### GIVEN EXERCISE
Leave the pictures out and quote every line from the start of the listing to the line with "staff turnover by", inclusive.

### EXERCISE INPUT
+ + + +

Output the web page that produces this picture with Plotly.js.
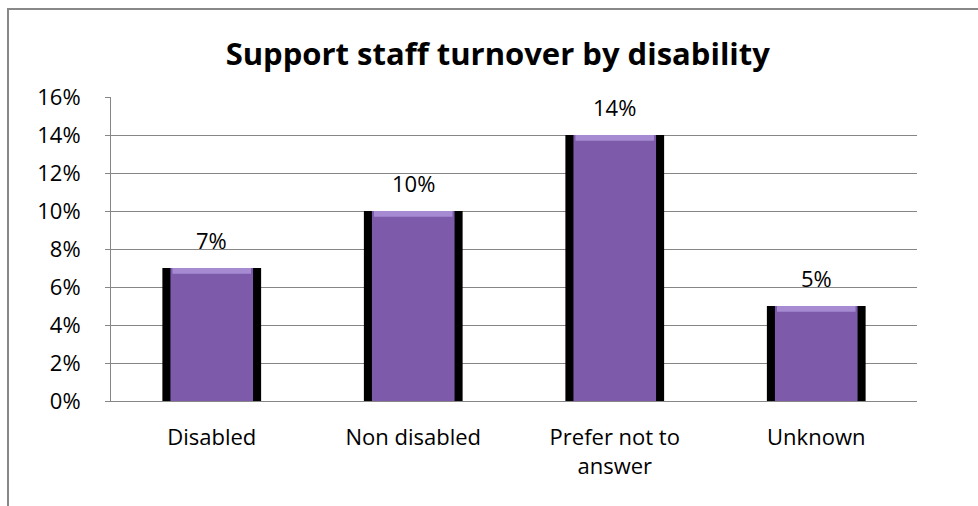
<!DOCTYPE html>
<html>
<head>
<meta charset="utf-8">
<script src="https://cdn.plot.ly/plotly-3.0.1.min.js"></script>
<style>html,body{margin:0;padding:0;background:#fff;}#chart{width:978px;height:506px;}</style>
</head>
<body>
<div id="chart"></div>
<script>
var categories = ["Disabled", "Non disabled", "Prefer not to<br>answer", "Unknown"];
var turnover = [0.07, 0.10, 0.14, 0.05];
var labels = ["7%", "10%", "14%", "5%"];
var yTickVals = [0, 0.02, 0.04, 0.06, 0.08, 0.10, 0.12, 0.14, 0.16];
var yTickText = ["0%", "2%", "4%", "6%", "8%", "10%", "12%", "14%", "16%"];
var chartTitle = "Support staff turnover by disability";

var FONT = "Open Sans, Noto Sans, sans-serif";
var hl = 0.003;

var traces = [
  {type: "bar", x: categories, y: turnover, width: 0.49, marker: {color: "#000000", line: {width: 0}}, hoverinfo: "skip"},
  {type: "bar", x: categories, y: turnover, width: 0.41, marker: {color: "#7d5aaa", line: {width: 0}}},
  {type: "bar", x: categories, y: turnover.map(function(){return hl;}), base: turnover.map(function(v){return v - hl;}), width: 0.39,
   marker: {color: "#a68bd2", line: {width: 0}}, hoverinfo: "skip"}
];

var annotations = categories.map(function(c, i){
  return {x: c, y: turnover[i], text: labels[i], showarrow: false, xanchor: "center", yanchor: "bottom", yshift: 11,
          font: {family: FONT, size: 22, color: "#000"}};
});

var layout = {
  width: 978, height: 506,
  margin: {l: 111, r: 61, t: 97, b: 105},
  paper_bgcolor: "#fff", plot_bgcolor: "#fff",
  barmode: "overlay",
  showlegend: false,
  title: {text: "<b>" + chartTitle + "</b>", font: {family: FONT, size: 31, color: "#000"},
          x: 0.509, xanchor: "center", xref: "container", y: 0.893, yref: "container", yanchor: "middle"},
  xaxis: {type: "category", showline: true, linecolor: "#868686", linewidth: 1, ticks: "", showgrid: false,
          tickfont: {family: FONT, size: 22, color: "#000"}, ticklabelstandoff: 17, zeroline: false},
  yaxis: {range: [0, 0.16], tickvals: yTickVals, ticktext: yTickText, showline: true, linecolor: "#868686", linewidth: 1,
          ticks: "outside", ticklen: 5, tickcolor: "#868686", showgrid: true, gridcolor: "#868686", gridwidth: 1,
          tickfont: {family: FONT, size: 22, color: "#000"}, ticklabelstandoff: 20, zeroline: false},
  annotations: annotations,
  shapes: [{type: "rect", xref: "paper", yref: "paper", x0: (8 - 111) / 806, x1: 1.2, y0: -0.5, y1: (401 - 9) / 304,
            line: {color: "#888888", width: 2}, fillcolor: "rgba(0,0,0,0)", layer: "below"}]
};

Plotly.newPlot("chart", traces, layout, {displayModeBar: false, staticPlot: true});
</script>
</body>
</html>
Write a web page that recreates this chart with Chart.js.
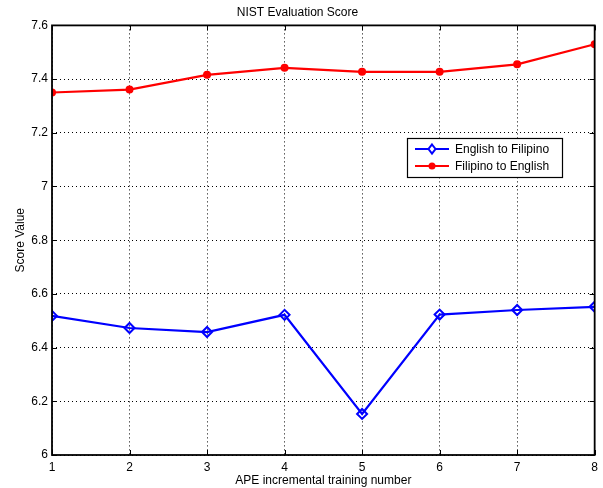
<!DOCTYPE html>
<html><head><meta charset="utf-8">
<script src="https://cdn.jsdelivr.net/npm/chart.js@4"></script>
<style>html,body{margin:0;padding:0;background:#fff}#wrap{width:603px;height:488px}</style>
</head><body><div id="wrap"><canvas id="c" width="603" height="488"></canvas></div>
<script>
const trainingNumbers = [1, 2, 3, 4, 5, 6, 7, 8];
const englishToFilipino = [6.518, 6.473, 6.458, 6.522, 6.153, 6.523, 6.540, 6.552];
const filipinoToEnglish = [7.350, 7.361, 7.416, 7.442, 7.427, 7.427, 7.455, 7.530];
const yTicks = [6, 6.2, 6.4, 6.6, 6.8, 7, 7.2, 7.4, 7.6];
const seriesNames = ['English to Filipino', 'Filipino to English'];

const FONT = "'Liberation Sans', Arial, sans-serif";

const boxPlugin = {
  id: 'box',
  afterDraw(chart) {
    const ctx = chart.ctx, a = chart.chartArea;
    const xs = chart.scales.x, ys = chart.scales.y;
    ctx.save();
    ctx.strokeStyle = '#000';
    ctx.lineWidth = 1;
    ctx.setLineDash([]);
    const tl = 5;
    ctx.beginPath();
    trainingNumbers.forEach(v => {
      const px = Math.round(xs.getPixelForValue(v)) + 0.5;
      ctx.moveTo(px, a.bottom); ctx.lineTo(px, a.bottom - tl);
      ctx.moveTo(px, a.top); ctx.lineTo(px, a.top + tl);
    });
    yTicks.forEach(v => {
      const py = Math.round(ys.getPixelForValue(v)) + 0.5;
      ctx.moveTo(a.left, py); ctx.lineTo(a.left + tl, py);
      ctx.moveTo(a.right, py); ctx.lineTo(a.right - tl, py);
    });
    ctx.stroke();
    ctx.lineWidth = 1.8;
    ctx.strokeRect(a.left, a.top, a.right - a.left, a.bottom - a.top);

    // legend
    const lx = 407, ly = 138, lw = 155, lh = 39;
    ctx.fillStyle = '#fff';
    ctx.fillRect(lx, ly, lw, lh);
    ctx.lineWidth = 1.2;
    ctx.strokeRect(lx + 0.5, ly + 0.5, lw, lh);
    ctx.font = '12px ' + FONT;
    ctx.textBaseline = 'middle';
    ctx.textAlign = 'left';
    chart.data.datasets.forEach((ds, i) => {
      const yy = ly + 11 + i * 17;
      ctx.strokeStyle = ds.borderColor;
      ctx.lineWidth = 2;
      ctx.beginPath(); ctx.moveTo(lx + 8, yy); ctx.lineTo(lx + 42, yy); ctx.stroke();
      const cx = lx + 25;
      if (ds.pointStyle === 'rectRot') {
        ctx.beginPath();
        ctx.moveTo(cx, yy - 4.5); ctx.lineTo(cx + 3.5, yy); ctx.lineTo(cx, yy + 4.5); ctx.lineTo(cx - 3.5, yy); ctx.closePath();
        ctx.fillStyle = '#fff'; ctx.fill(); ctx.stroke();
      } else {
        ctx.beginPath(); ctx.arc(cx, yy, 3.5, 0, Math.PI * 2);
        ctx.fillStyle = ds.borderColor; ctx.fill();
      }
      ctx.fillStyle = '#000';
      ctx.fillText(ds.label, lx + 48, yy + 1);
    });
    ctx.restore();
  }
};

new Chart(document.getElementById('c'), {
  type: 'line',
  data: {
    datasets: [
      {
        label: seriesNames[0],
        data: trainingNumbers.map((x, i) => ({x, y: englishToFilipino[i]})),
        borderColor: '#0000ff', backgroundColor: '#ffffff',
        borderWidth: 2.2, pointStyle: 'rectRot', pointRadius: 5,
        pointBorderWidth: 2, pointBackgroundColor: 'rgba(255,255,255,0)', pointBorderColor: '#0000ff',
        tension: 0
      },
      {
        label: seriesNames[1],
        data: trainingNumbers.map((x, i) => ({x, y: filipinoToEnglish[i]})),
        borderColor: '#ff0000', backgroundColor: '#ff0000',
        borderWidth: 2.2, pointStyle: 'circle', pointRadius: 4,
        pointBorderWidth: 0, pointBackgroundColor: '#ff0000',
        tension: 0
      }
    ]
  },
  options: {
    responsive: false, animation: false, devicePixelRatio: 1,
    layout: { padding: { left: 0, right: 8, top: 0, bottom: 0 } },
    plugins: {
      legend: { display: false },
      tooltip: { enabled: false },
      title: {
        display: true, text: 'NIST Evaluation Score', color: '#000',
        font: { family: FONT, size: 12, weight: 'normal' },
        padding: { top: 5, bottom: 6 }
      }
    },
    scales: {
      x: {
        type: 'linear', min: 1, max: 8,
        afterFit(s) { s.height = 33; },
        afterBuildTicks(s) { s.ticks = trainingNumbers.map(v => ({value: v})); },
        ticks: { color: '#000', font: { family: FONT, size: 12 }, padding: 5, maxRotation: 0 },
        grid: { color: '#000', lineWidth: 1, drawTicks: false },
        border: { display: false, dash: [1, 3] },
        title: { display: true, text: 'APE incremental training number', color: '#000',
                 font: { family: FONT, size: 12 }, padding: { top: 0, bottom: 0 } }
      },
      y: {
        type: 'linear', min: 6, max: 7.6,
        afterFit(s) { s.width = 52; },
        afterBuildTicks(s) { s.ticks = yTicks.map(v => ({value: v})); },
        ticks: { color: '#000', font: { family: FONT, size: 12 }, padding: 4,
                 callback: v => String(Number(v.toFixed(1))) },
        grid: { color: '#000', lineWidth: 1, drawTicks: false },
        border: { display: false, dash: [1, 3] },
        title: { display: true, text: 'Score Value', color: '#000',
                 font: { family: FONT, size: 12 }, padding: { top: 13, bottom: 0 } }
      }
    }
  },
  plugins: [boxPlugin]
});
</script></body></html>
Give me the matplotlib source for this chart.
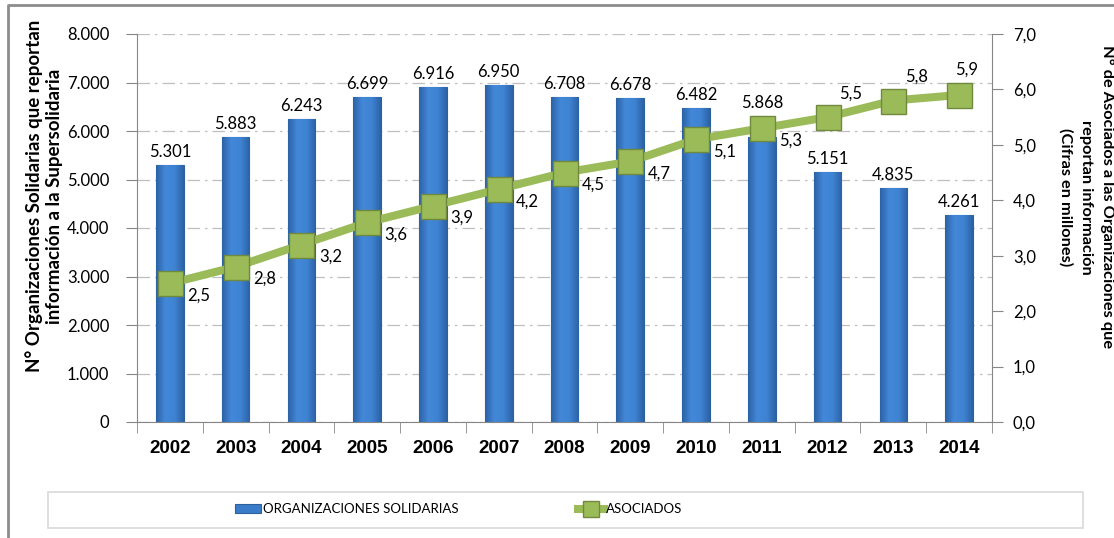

+ + + +

### OUTPUT OF THE EXERCISE
Output the web page that produces this picture with Plotly.js.
<!DOCTYPE html>
<html>
<head>
<meta charset="utf-8">
<script src="https://cdn.plot.ly/plotly-3.0.1.min.js"></script>
<style>html,body{margin:0;padding:0;background:#fff;}#chart{width:978px;height:506px;}</style>
</head>
<body>
<div id="chart"></div>
<script>
var categories = ["Disabled", "Non disabled", "Prefer not to<br>answer", "Unknown"];
var turnover = [0.07, 0.10, 0.14, 0.05];
var labels = ["7%", "10%", "14%", "5%"];
var yTickVals = [0, 0.02, 0.04, 0.06, 0.08, 0.10, 0.12, 0.14, 0.16];
var yTickText = ["0%", "2%", "4%", "6%", "8%", "10%", "12%", "14%", "16%"];
var chartTitle = "Support staff turnover by disability";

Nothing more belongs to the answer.